■ **Written exercise**: Look below for the line with "What React, TypeScript" and the line with "const zip = (xs: number[], ys: number[])"; repeat exactly those two lines and all lines between them, but no pictures.

----

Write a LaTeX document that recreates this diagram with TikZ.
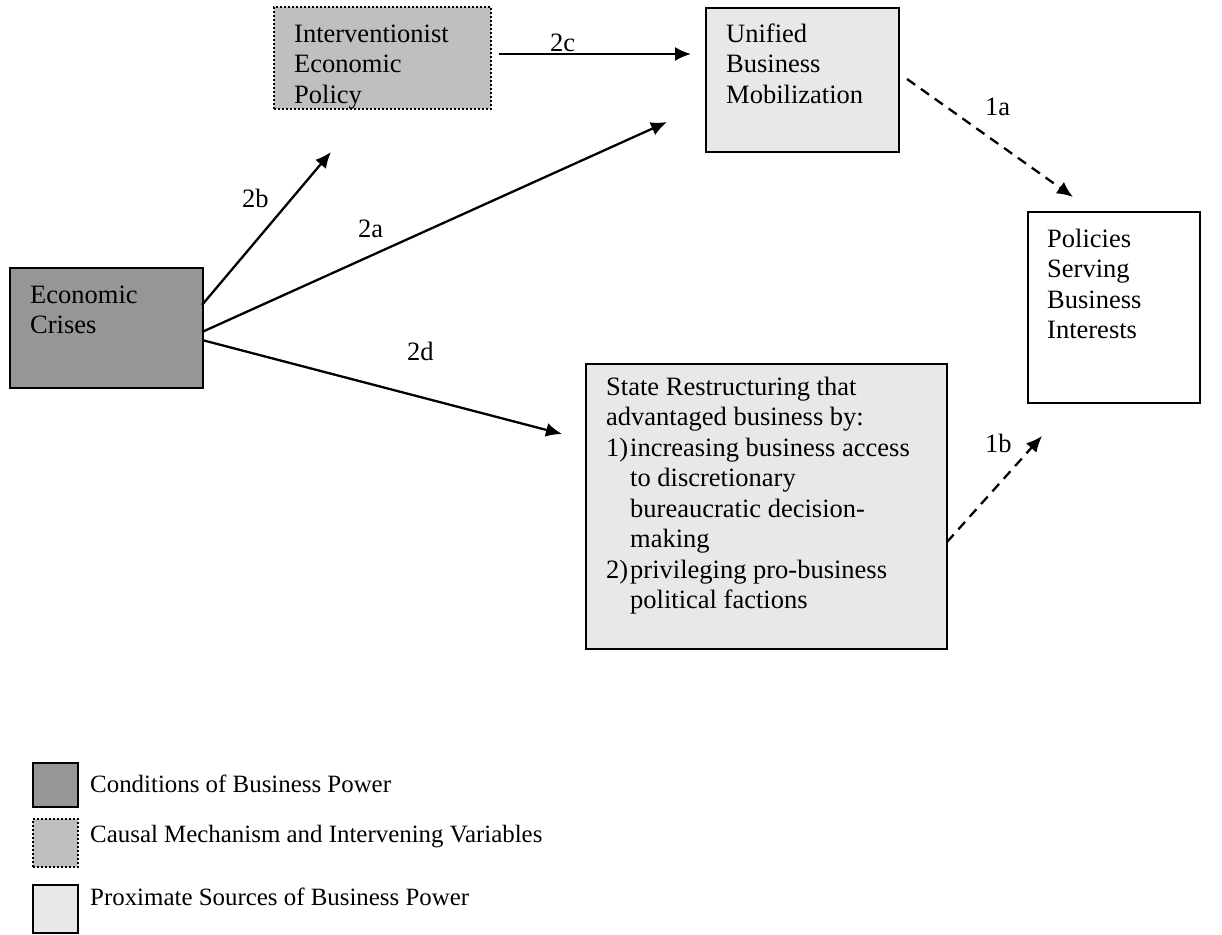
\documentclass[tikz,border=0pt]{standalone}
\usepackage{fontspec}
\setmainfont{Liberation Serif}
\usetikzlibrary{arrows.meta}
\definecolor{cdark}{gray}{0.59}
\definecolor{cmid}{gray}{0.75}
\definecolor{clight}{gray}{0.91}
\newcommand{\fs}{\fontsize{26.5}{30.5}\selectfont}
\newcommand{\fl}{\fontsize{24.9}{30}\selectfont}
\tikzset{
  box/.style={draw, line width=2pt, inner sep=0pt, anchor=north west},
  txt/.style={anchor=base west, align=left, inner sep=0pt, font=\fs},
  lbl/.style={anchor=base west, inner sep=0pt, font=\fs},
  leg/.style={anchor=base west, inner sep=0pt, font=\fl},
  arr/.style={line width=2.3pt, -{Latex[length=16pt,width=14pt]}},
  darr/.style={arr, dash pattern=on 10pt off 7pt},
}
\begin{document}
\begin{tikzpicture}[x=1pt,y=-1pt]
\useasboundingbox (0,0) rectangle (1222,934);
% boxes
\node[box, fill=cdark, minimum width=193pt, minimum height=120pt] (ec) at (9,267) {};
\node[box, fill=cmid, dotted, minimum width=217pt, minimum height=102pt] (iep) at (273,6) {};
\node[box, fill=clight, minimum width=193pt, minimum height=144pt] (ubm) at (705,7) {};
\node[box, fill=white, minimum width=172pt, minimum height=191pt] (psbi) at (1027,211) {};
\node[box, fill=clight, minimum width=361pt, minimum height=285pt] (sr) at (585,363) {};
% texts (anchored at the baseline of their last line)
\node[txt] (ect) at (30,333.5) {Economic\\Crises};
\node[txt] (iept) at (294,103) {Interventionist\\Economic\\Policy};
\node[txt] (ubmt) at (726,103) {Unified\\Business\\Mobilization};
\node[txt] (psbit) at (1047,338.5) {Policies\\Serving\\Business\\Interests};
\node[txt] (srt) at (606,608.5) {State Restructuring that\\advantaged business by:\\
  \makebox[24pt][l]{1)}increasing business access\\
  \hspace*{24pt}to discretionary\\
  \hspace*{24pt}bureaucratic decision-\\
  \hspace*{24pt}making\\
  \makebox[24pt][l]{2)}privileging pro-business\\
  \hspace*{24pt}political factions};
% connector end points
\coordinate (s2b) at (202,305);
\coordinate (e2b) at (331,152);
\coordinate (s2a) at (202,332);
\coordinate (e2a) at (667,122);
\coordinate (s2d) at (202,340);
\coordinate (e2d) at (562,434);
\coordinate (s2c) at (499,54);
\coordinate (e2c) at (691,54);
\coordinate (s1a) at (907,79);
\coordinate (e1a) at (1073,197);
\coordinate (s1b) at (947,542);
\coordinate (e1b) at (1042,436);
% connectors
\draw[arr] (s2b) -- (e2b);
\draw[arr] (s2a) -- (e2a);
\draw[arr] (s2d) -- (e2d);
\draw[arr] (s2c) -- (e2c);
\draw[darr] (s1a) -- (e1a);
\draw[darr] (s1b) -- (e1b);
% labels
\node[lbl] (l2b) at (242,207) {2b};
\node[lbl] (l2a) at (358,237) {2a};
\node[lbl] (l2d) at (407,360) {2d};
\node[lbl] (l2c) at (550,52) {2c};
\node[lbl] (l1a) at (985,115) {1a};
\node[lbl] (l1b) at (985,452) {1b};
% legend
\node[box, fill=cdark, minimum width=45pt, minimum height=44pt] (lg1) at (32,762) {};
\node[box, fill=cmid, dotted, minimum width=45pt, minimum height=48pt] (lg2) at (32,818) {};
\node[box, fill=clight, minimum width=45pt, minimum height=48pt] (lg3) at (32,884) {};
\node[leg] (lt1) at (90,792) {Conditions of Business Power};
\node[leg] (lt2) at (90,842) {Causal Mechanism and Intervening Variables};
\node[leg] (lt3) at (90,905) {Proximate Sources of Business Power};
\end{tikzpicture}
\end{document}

----

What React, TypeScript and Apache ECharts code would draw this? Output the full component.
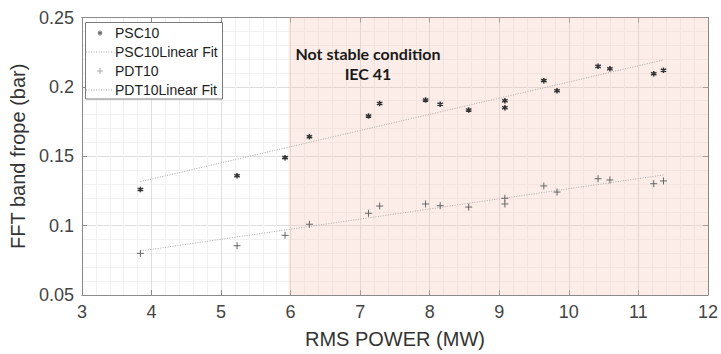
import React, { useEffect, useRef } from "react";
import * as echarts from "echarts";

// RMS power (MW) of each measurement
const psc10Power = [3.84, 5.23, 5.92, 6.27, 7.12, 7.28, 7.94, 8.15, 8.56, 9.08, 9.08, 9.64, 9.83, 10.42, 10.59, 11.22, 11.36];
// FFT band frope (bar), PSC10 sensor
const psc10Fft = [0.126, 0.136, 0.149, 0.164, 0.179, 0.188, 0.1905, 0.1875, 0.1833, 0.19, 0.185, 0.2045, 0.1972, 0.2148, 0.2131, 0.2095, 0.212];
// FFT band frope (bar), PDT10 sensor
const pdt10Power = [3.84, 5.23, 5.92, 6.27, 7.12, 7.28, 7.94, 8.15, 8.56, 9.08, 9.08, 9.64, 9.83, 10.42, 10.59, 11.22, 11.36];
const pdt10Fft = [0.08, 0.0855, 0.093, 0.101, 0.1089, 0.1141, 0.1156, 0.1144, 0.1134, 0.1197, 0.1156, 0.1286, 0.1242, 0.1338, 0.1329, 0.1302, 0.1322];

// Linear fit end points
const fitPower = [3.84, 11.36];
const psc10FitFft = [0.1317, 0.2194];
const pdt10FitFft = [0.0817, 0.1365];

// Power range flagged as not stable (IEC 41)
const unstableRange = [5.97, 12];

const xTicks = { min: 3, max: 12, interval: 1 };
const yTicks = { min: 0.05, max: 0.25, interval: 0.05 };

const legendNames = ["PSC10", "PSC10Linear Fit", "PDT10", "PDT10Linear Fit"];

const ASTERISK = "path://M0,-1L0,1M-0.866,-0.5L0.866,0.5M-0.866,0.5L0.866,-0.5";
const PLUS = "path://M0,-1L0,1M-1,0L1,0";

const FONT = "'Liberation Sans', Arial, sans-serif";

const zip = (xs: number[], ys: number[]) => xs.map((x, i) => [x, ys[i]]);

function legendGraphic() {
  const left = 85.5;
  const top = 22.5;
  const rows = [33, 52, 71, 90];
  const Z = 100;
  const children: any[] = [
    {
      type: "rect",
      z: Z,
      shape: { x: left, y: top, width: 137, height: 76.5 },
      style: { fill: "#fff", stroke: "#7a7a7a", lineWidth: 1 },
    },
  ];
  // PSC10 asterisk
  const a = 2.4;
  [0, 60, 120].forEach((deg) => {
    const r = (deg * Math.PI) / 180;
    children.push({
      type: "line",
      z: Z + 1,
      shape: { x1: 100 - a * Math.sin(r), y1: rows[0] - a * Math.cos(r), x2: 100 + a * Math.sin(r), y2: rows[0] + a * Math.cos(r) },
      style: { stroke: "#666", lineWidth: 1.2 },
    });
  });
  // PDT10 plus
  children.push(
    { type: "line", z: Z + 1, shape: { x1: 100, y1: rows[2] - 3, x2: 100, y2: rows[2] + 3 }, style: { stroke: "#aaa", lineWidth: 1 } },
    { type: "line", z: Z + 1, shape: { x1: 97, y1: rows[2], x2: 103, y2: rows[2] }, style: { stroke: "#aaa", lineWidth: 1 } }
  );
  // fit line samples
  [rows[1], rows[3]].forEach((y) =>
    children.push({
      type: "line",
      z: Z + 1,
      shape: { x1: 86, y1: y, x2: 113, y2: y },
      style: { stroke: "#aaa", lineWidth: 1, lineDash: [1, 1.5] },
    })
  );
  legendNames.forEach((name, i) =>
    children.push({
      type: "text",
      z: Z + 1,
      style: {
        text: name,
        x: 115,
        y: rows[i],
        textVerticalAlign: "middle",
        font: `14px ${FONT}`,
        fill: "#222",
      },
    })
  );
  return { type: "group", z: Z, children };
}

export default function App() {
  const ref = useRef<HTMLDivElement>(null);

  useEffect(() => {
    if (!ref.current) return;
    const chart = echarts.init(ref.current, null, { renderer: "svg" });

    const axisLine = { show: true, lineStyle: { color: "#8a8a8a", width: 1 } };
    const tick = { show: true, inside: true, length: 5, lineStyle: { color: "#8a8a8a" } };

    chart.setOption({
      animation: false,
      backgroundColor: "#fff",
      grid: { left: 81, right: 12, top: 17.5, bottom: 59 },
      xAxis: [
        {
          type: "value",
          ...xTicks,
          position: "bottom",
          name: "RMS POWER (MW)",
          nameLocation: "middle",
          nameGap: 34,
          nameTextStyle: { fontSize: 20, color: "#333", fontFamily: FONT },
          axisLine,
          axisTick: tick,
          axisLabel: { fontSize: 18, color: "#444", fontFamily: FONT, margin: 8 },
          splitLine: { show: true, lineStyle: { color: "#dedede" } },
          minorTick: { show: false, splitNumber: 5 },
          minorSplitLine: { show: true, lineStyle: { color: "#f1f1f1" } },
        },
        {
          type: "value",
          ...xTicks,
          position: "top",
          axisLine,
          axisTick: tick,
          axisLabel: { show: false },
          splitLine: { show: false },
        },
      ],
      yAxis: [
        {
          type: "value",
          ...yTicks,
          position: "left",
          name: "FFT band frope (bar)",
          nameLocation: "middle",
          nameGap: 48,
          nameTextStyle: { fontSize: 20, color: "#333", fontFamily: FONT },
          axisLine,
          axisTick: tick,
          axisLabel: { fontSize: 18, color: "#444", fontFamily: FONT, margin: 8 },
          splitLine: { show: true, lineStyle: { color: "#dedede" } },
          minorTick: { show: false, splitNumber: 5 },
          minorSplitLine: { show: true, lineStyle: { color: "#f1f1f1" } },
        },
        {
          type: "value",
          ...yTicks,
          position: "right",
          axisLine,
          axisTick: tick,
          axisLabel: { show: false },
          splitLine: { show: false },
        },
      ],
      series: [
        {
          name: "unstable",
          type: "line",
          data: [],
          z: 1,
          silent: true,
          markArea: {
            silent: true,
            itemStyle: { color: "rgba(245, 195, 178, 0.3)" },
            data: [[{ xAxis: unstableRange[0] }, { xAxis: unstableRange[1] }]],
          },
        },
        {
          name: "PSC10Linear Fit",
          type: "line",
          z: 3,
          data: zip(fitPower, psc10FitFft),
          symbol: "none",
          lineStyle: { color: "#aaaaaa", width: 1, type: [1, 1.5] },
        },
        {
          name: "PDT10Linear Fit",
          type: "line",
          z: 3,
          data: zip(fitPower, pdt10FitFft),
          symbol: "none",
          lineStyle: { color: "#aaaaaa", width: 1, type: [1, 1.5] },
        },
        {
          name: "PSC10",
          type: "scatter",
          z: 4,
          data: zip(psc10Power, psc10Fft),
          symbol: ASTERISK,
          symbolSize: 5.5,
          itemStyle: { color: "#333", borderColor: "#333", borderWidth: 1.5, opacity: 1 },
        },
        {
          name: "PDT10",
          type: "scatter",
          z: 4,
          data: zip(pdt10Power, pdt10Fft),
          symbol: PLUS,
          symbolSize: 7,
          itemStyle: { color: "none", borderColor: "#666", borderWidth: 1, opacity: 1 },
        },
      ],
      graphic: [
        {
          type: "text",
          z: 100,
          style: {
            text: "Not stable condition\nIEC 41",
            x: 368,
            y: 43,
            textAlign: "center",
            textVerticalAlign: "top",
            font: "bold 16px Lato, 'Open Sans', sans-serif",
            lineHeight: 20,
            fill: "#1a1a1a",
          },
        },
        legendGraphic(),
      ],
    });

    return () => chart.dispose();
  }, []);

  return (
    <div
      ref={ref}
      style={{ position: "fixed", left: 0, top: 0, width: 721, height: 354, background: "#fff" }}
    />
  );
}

----

■ **Response**:
What React, TypeScript and Apache ECharts code would draw this? Output the full component.
import React, { useEffect, useRef } from "react";
import * as echarts from "echarts";

// RMS power (MW) of each measurement
const psc10Power = [3.84, 5.23, 5.92, 6.27, 7.12, 7.28, 7.94, 8.15, 8.56, 9.08, 9.08, 9.64, 9.83, 10.42, 10.59, 11.22, 11.36];
// FFT band frope (bar), PSC10 sensor
const psc10Fft = [0.126, 0.136, 0.149, 0.164, 0.179, 0.188, 0.1905, 0.1875, 0.1833, 0.19, 0.185, 0.2045, 0.1972, 0.2148, 0.2131, 0.2095, 0.212];
// FFT band frope (bar), PDT10 sensor
const pdt10Power = [3.84, 5.23, 5.92, 6.27, 7.12, 7.28, 7.94, 8.15, 8.56, 9.08, 9.08, 9.64, 9.83, 10.42, 10.59, 11.22, 11.36];
const pdt10Fft = [0.08, 0.0855, 0.093, 0.101, 0.1089, 0.1141, 0.1156, 0.1144, 0.1134, 0.1197, 0.1156, 0.1286, 0.1242, 0.1338, 0.1329, 0.1302, 0.1322];

// Linear fit end points
const fitPower = [3.84, 11.36];
const psc10FitFft = [0.1317, 0.2194];
const pdt10FitFft = [0.0817, 0.1365];

// Power range flagged as not stable (IEC 41)
const unstableRange = [5.97, 12];

const xTicks = { min: 3, max: 12, interval: 1 };
const yTicks = { min: 0.05, max: 0.25, interval: 0.05 };

const legendNames = ["PSC10", "PSC10Linear Fit", "PDT10", "PDT10Linear Fit"];

const ASTERISK = "path://M0,-1L0,1M-0.866,-0.5L0.866,0.5M-0.866,0.5L0.866,-0.5";
const PLUS = "path://M0,-1L0,1M-1,0L1,0";

const FONT = "'Liberation Sans', Arial, sans-serif";

const zip = (xs: number[], ys: number[]) => xs.map((x, i) => [x, ys[i]]);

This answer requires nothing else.